Senior officers at Merthyr Tydfil County Borough Council are being asked to be "referees" rather than advisors.
The council is only just "keeping its nostrils above the waterline" and has a projected deficit of £15m to 2022-23.
Council leader Kevin O'Neill said a decade of austerity had put the council under pressure.
Last year the Welsh Government sent in former Swindon council chief executive John Gilbert to advise the authority after council leader Kevin O'Neill asked for help.
A subsequent review by an improvement board chaired by former Welsh Local Government Association chief executive Steve Thomas found a "debilitating lack of capacity and resilience" throughout the council, with the organisation functioning "by keeping its nostrils above the waterline".
It said there was an "urgent need" to address "poor attainment levels" in schools, and a "complete breakdown of trust" between the council and the trust which runs some leisure services.
The report says that across the council "there are political 'hotspots' and 'dramas" associated "with a variety of issues".
"Much of this plays out on social media sites especially Facebook," it said.

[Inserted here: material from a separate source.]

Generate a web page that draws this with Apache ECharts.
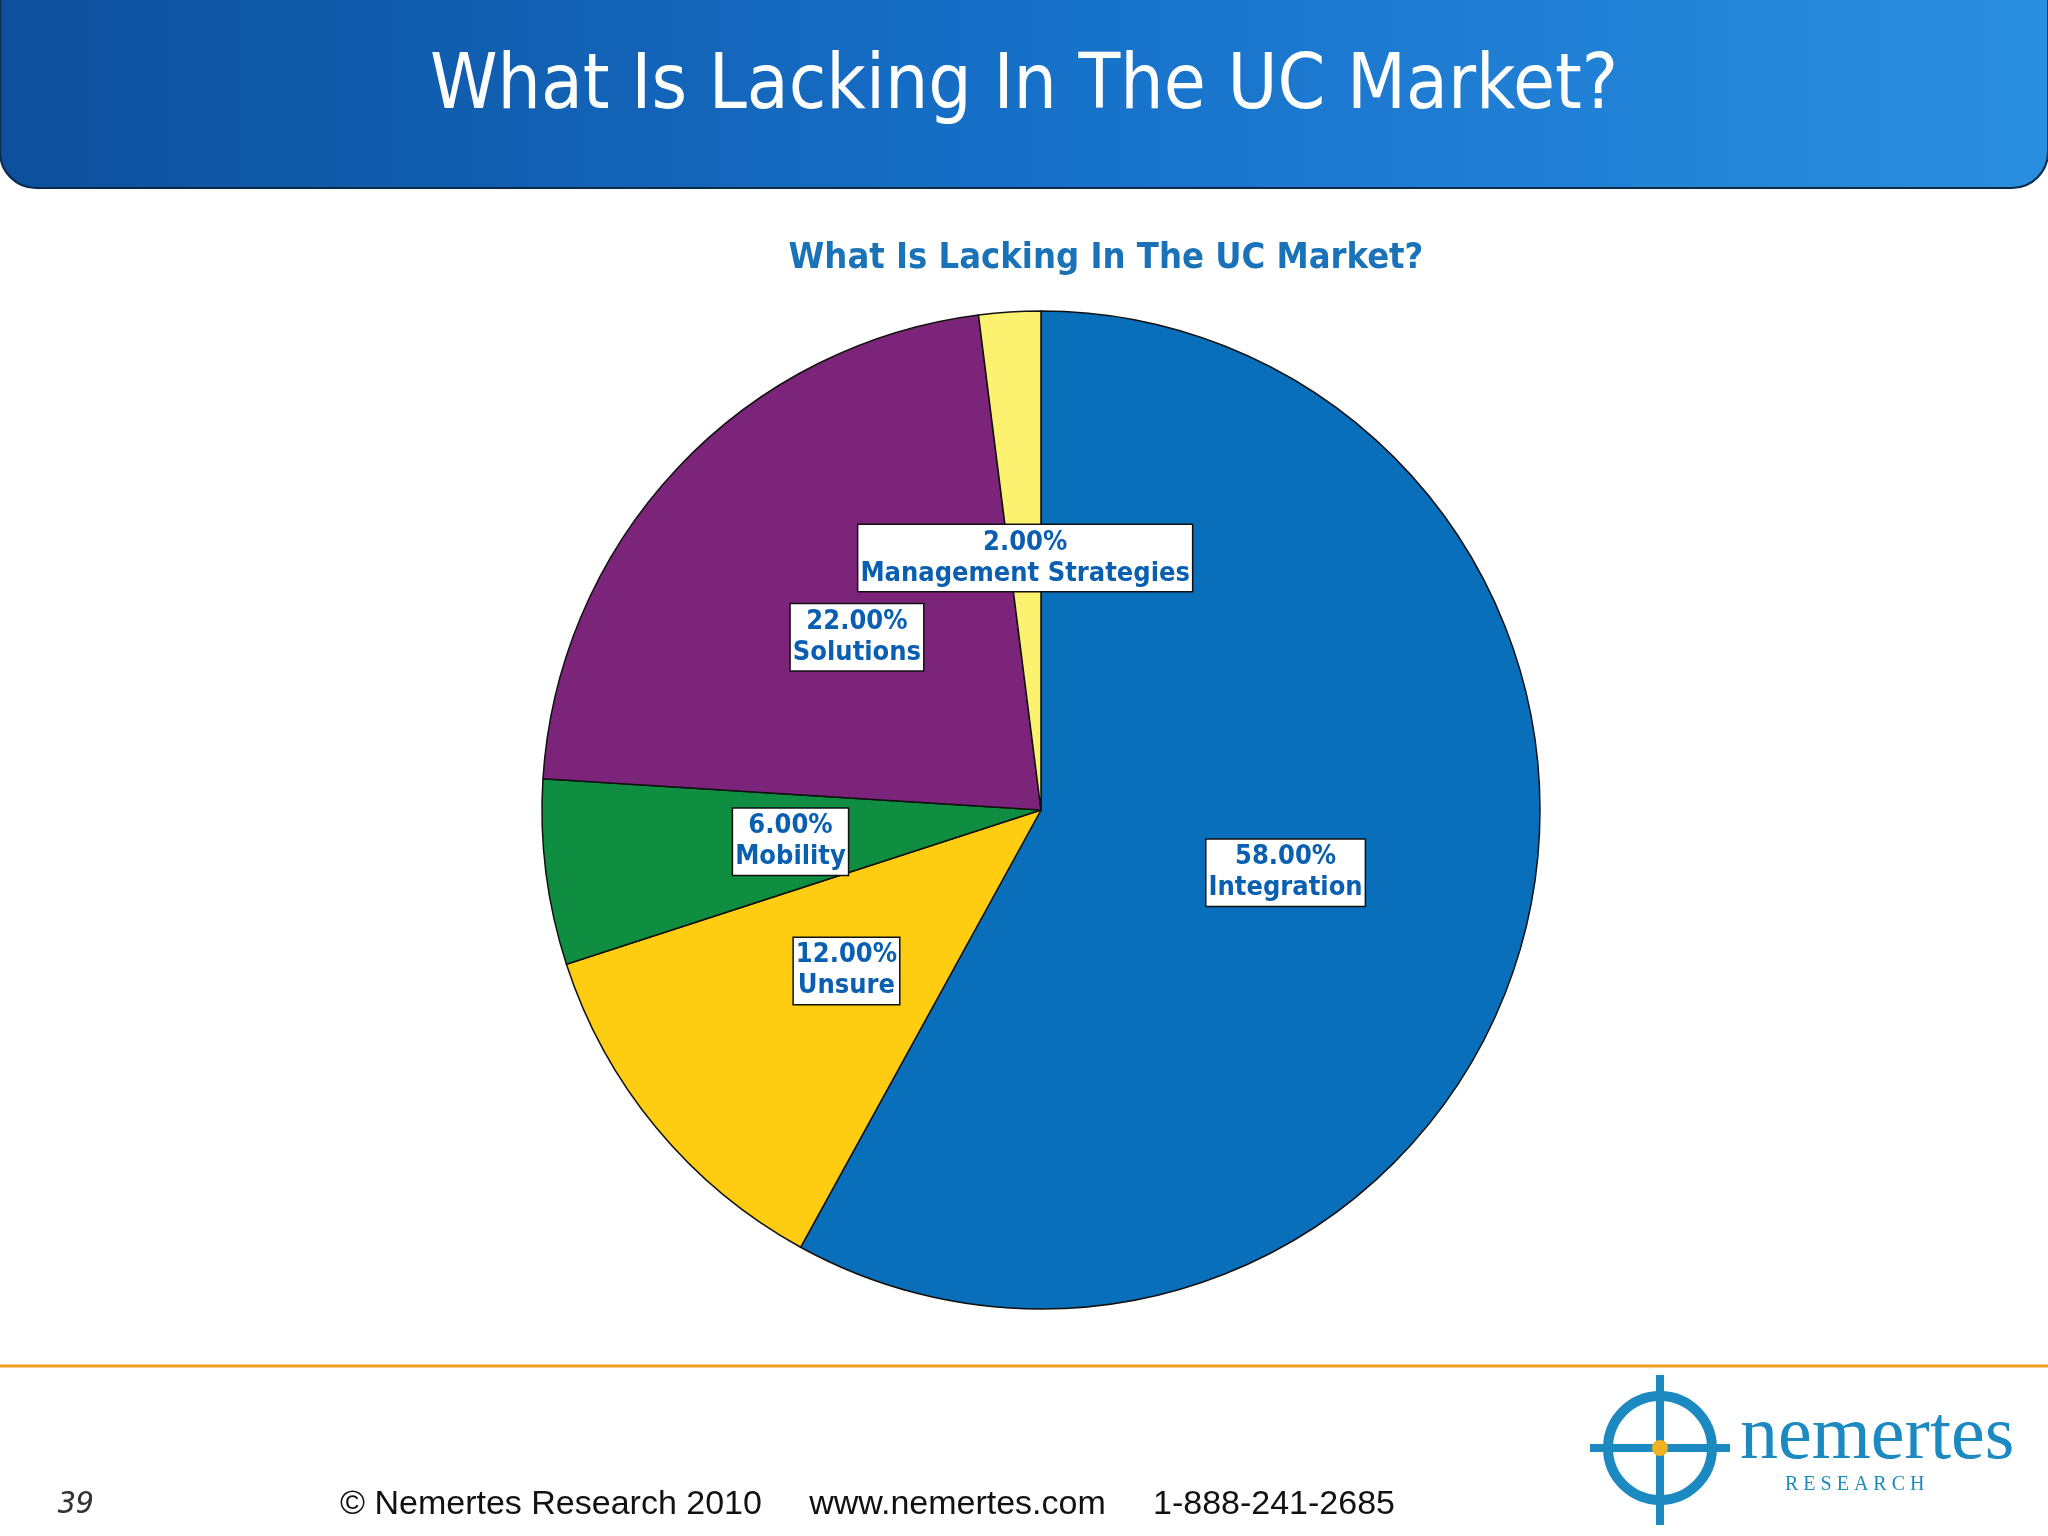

"The team fully accepts that this is part of the cut and thrust of local politics.
"But in the case of Merthyr Tydfil this can consume enormous organisational energy often at the expense of more important matters."
"With the debilitating lack of capacity highlighted in this report the council can ill afford to be subsumed by this.
"Senior officers are all too often being asked to play the role of "referees" as opposed to professional advisors. This must be addressed with a clearly signalled shift in thinking from antagonistic to strategic."
BBC Wales has been told the concerns mainly relate to problems caused by councillors getting involved in rows on a private Facebook page called Merthyr Council Truths.
The council's current financial plan shows projected budget deficits totalling £15m over the next three financial years.
Other problems included "significant concerns" about the ability of the council to deal with "practical ongoing issues".
"For example, the council's monitoring officer is also its sole qualified childcare lawyer providing advice, running cases and advocacy on behalf of social services," the report said.
"She also is responsible for HR, legal and a range of other services."
The Welsh Government is appointing extra advisers to help with education, social services, corporate governance and leader, cabinet and member development.
Call for more money
Local government minister Julie James said there needed to be "widespread commitment from all members and officers to achieve a sustainable future for the council and to deliver good quality services to the people of Merthyr Tydfil".
Mr O'Neill called for more cash for his council, saying a "decade of austerity" had put significant pressure on the council.
In a statement he said said: "The way forward now for this organisation is to build a model that suits our capacity and our resources."
"My cabinet and senior managers are working closely together to ensure that the right systems and structures are in place to review and resource the high level of service delivery that our residents deserve," he said.
"The improvement and Assurance Board will continue to monitor progress," the leader added, saying it will report at the end of May.